Requirements: Review the material and extract every line in which the word "this" occurs.

Source code of charts:

* Start *

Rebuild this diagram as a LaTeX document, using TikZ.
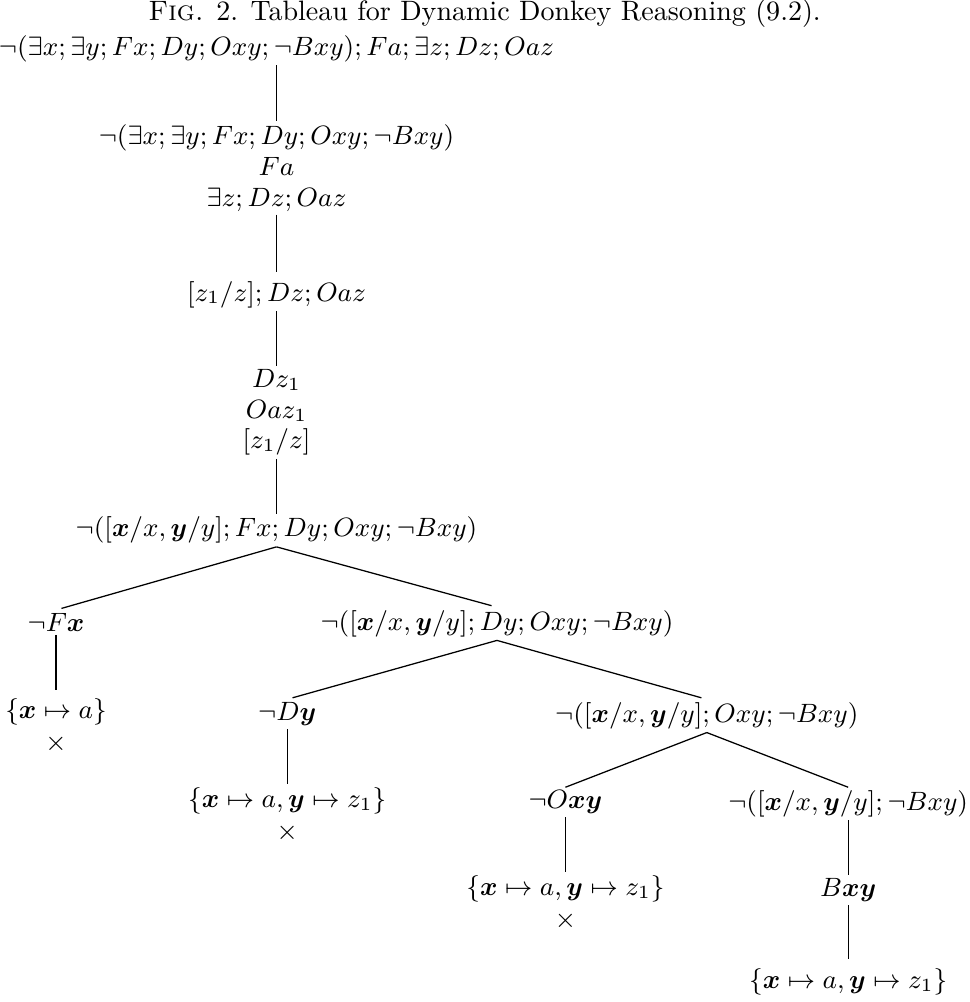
\RequirePackage{fix-cm}
\documentclass[tikz,border=0pt]{standalone}
\usepackage{amsmath,amssymb}
\usetikzlibrary{positioning}
\newcommand{\bx}{\boldsymbol{x}}
\newcommand{\by}{\boldsymbol{y}}

\begin{document}
\begin{tikzpicture}[
 x=0.3565pt,y=-0.3565pt,
 node distance=19.5pt,
 term/.style={inner sep=1pt,align=center,font=\fontsize{9.45}{11}\selectfont},
 edge/.style={draw=black,line width=0.45pt},
 gap/.style={edge,shorten >=2pt}
]
\useasboundingbox (0,0) rectangle (969,1002);
\node[term] (root) at (276.5,48.5) {$\neg(\exists x;\exists y;Fx;Dy;Oxy;\neg Bxy);Fa;\exists z;Dz;Oaz$};
\node[above=0.5pt of root,xshift=74.2pt,inner sep=1pt] (cap) {\textsc{Fig.} 2. Tableau for Dynamic Donkey Reasoning (9.2).};
\node[term,below=20pt of root] (s1) {$\neg(\exists x;\exists y;Fx;Dy;Oxy;\neg Bxy)$\\$Fa$\\$\exists z;Dz;Oaz$};
\node[term,below=22.5pt of s1] (s2) {$[z_1/z];Dz;Oaz$};
\node[term,below=of s2] (s3) {$Dz_1$\\$Oaz_1$\\$[z_1/z]$};
\node[term,below=of s3] (s4) {$\neg([\bx/x,\by/y];Fx;Dy;Oxy;\neg Bxy)$};
\node[term,below=22.5pt of s4,xshift=-78.6pt] (l1) {$\neg F\bx$};
\node[term,below=21.5pt of l1] (l1a) {$\{\bx\mapsto a\}$\\[0.4pt]$\times$};
\node[term,below=21.5pt of s4,xshift=78.6pt] (r1) {$\neg([\bx/x,\by/y];Dy;Oxy;\neg Bxy)$};
\node[term,below=21pt of r1,xshift=-74.8pt] (l2) {$\neg D\by$};
\node[term,below=of l2] (l2a) {$\{\bx\mapsto a,\by\mapsto z_1\}$\\[0.4pt]$\times$};
\node[term,below=21pt of r1,xshift=74.8pt] (r2) {$\neg([\bx/x,\by/y];Oxy;\neg Bxy)$};
\node[term,below=of r2,xshift=-50.4pt] (l3) {$\neg O\bx\by$};
\node[term,below=of l3] (l3a) {$\{\bx\mapsto a,\by\mapsto z_1\}$\\[0.4pt]$\times$};
\node[term,below=of r2,xshift=50.4pt] (r3) {$\neg([\bx/x,\by/y];\neg Bxy)$};
\node[term,below=of r3] (r3a) {$B\bx\by$};
\node[term,below=21.3pt of r3a] (r3b) {$\{\bx\mapsto a,\by\mapsto z_1\}$};
\draw[edge] (root)--(s1);
\draw[gap] (s1)--(s2);
\draw[edge] (s2)--(s3);
\draw[edge] (s3)--(s4);
\draw[gap] (s4.south)--(l1.north);
\draw[gap] (s4.south)--(r1.north);
\draw[gap] (l1)--(l1a);
\draw[gap] (r1.south)--(l2.north);
\draw[gap] (r1.south)--(r2.north);
\draw[edge] (l2)--(l2a);
\draw[edge] (r2.south)--(l3.north);
\draw[edge] (r2.south)--(r3.north);
\draw[edge] (l3)--(l3a);
\draw[edge] (r3)--(r3a);
\draw[gap] (r3a)--(r3b);
\end{tikzpicture}
\end{document}
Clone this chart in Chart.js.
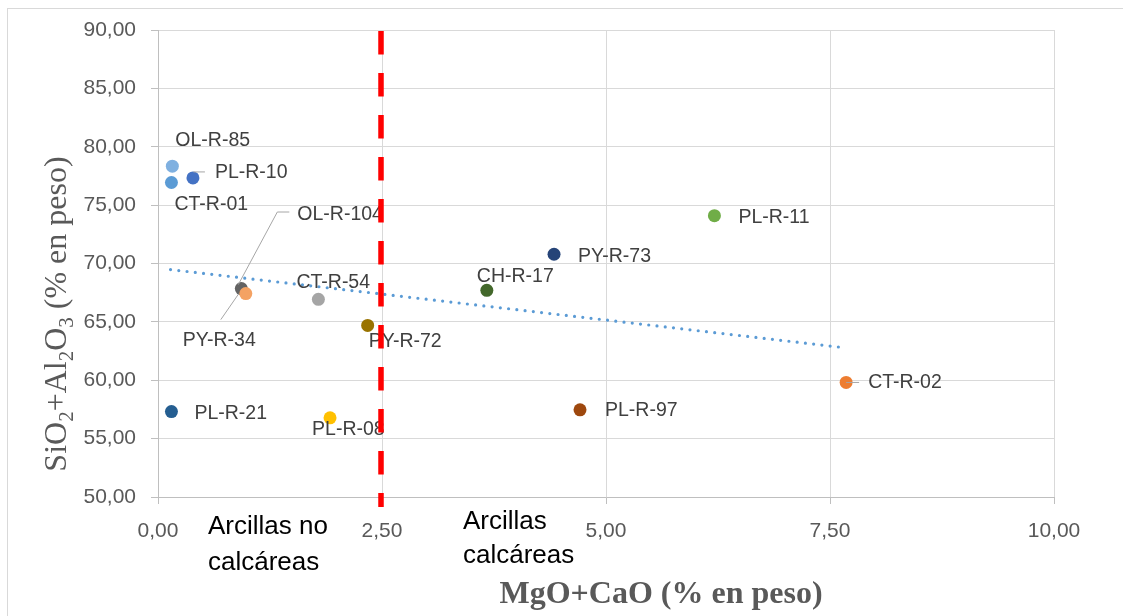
<!DOCTYPE html>
<html lang="es">
<head>
<meta charset="utf-8">
<title>SiO2+Al2O3 frente a MgO+CaO</title>
<script src="https://cdn.jsdelivr.net/npm/chart.js@4/dist/chart.umd.min.js"></script>
<style>
  html, body { margin: 0; padding: 0; background: #fff; overflow: hidden; }
  #chart { display: block; }
</style>
</head>
<body>
<canvas id="chart" width="1123" height="616"></canvas>
<script>
// muestras y contenidos (% en peso)
const sampleNames = ['OL-R-85', 'CT-R-01', 'PL-R-10', 'OL-R-104', 'PY-R-34', 'CT-R-54', 'PY-R-72',
    'PY-R-73', 'CH-R-17', 'PL-R-08', 'PL-R-97', 'PL-R-11', 'CT-R-02', 'PL-R-21'];
const mgoCao = [0.16, 0.15, 0.39, 0.93, 0.98, 1.79, 2.34, 4.42, 3.67, 1.92, 4.71, 6.21, 7.68, 0.15];
const sio2Al2o3 = [78.34, 76.94, 77.33, 67.85, 67.42, 66.93, 64.70, 70.79, 67.70, 56.78, 57.47, 74.10, 59.81, 57.32];

// linea de tendencia (extremos)
const trendX = [0.14, 7.66];
const trendY = [69.48, 62.79];

// limite entre arcillas no calcareas y calcareas
const boundaryX = 2.5;

const pointColors = ['#7fb0e0', '#5b9bd5', '#4472c4', '#636363', '#f4a263', '#a5a5a5', '#997300',
    '#264478', '#43682b', '#ffc000', '#9e480e', '#70ad47', '#ed7d31', '#255e91'];

// desplazamiento de cada etiqueta respecto a su punto [dx, dy]
const labelOffsets = [[3, -26], [3, 22], [22, -5], [56, -74], [-63, 47], [-22, -17], [1, 16],
    [24, 2], [-10, -14], [-18, 12], [25, 1], [24, 2], [22, 0], [23, 2]];

// lineas guia de algunas etiquetas (relativas al punto)
const leaders = {
    'PL-R-10': [[0.5, -6], [12, -6]],
    'OL-R-104': [[-3, -4], [36, -76.6], [48, -76.6]],
    'PY-R-34': [[-7, 0], [-25, 26]],
    'CT-R-02': [[0, 0], [13, 0]]
};

const fmt = v => v.toFixed(2).replace('.', ',');

const extras = {
    id: 'extras',
    beforeDraw(chart) {
        const ctx = chart.ctx;
        ctx.save();
        ctx.strokeStyle = '#d9d9d9';
        ctx.lineWidth = 1;
        ctx.strokeRect(7.5, 8.5, 1300, 800);
        ctx.restore();
    },
    afterDatasetsDraw(chart) {
        const ctx = chart.ctx;
        const meta = chart.getDatasetMeta(0);
        const area = chart.chartArea;
        ctx.save();

        // lineas guia
        ctx.strokeStyle = '#a6a6a6';
        ctx.lineWidth = 1;
        meta.data.forEach((pt, i) => {
            const path = leaders[sampleNames[i]];
            if (!path) return;
            ctx.beginPath();
            path.forEach(([dx, dy], k) => {
                if (k === 0) ctx.moveTo(pt.x + dx, pt.y + dy);
                else ctx.lineTo(pt.x + dx, pt.y + dy);
            });
            ctx.stroke();
        });

        // etiquetas de las muestras
        ctx.font = '19.5px "Liberation Sans", Arial, sans-serif';
        ctx.fillStyle = '#404040';
        ctx.textAlign = 'left';
        ctx.textBaseline = 'middle';
        meta.data.forEach((pt, i) => {
            const [dx, dy] = labelOffsets[i];
            ctx.fillText(sampleNames[i], pt.x + dx, pt.y + dy);
        });

        // linea roja discontinua en el limite
        const bx = chart.scales.x.getPixelForValue(boundaryX) - 1;
        ctx.strokeStyle = '#ff0000';
        ctx.lineWidth = 5.5;
        ctx.setLineDash([23.5, 18.5]);
        ctx.beginPath();
        ctx.moveTo(bx, area.top + 1);
        ctx.lineTo(bx, area.bottom + 10);
        ctx.stroke();
        ctx.setLineDash([]);

        // textos de las zonas
        ctx.font = '26px "Liberation Sans", Arial, sans-serif';
        ctx.fillStyle = '#000';
        ctx.textBaseline = 'alphabetic';
        ctx.fillText('Arcillas no', 208, 534);
        ctx.fillText('calcáreas', 208, 570);
        ctx.fillText('Arcillas', 463, 529);
        ctx.fillText('calcáreas', 463, 563);

        // titulo eje X
        ctx.font = 'bold 32px "Liberation Serif", "Times New Roman", serif';
        ctx.fillStyle = '#595959';
        ctx.textAlign = 'center';
        ctx.fillText('MgO+CaO (% en peso)', 661, 603);

        // titulo eje Y con subindices
        const parts = [['SiO', 0], ['2', 1], ['+Al', 0], ['2', 1], ['O', 0], ['3', 1], [' (% en peso)', 0]];
        const bigFont = '32px "Liberation Serif", "Times New Roman", serif';
        const subFont = '21px "Liberation Serif", "Times New Roman", serif';
        let total = 0;
        parts.forEach(([t, sub]) => { ctx.font = sub ? subFont : bigFont; total += ctx.measureText(t).width; });
        ctx.translate(66, 314);
        ctx.rotate(-Math.PI / 2);
        ctx.textAlign = 'left';
        let x = -total / 2;
        parts.forEach(([t, sub]) => {
            ctx.font = sub ? subFont : bigFont;
            ctx.fillText(t, x, sub ? 7 : 0);
            x += ctx.measureText(t).width;
        });
        ctx.restore();
    }
};

new Chart(document.getElementById('chart'), {
    type: 'scatter',
    data: {
        datasets: [{
            data: mgoCao.map((x, i) => ({ x: x, y: sio2Al2o3[i] })),
            pointBackgroundColor: pointColors,
            pointBorderWidth: 0,
            pointRadius: 6.5,
            pointHoverRadius: 6.5
        }, {
            type: 'line',
            data: trendX.map((x, i) => ({ x: x, y: trendY[i] })),
            borderColor: '#5b9bd5',
            borderWidth: 3.2,
            borderDash: [0, 8.3],
            borderCapStyle: 'round',
            pointRadius: 0,
            fill: false
        }]
    },
    options: {
        responsive: false,
        animation: false,
        devicePixelRatio: 1,
        layout: { padding: { left: 0, right: 69, top: 30, bottom: 0 } },
        plugins: { legend: { display: false }, tooltip: { enabled: false } },
        scales: {
            x: {
                type: 'linear',
                min: 0,
                max: 10,
                ticks: {
                    stepSize: 2.5,
                    padding: 15,
                    color: '#595959',
                    font: { family: '"Liberation Sans", Arial, sans-serif', size: 21 },
                    callback: v => fmt(v)
                },
                grid: { color: '#d9d9d9', tickColor: '#bfbfbf', tickLength: 7 },
                border: { color: '#bfbfbf' },
                afterFit: s => { s.height = 119; }
            },
            y: {
                min: 50,
                max: 90,
                ticks: {
                    stepSize: 5,
                    padding: 15,
                    color: '#595959',
                    font: { family: '"Liberation Sans", Arial, sans-serif', size: 21 },
                    callback: v => fmt(v)
                },
                grid: { color: '#d9d9d9', tickColor: '#bfbfbf', tickLength: 7 },
                border: { color: '#bfbfbf' },
                afterFit: s => { s.width = 158; }
            }
        }
    },
    plugins: [extras]
});
</script>
</body>
</html>
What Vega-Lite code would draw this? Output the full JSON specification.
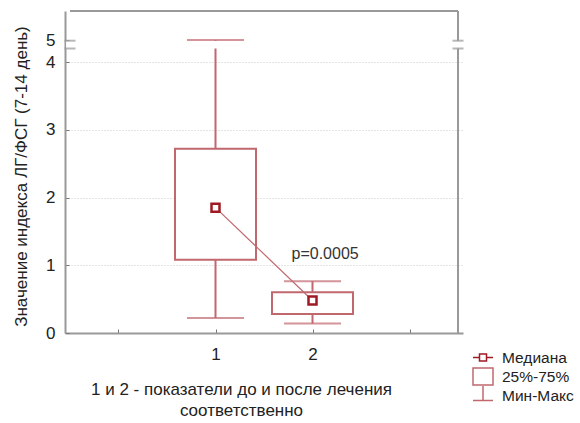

* End *

Task response:
Rebuild this diagram as a LaTeX document, using TikZ.
Clone this chart in Chart.js.
What Vega-Lite code would draw this? Output the full JSON specification.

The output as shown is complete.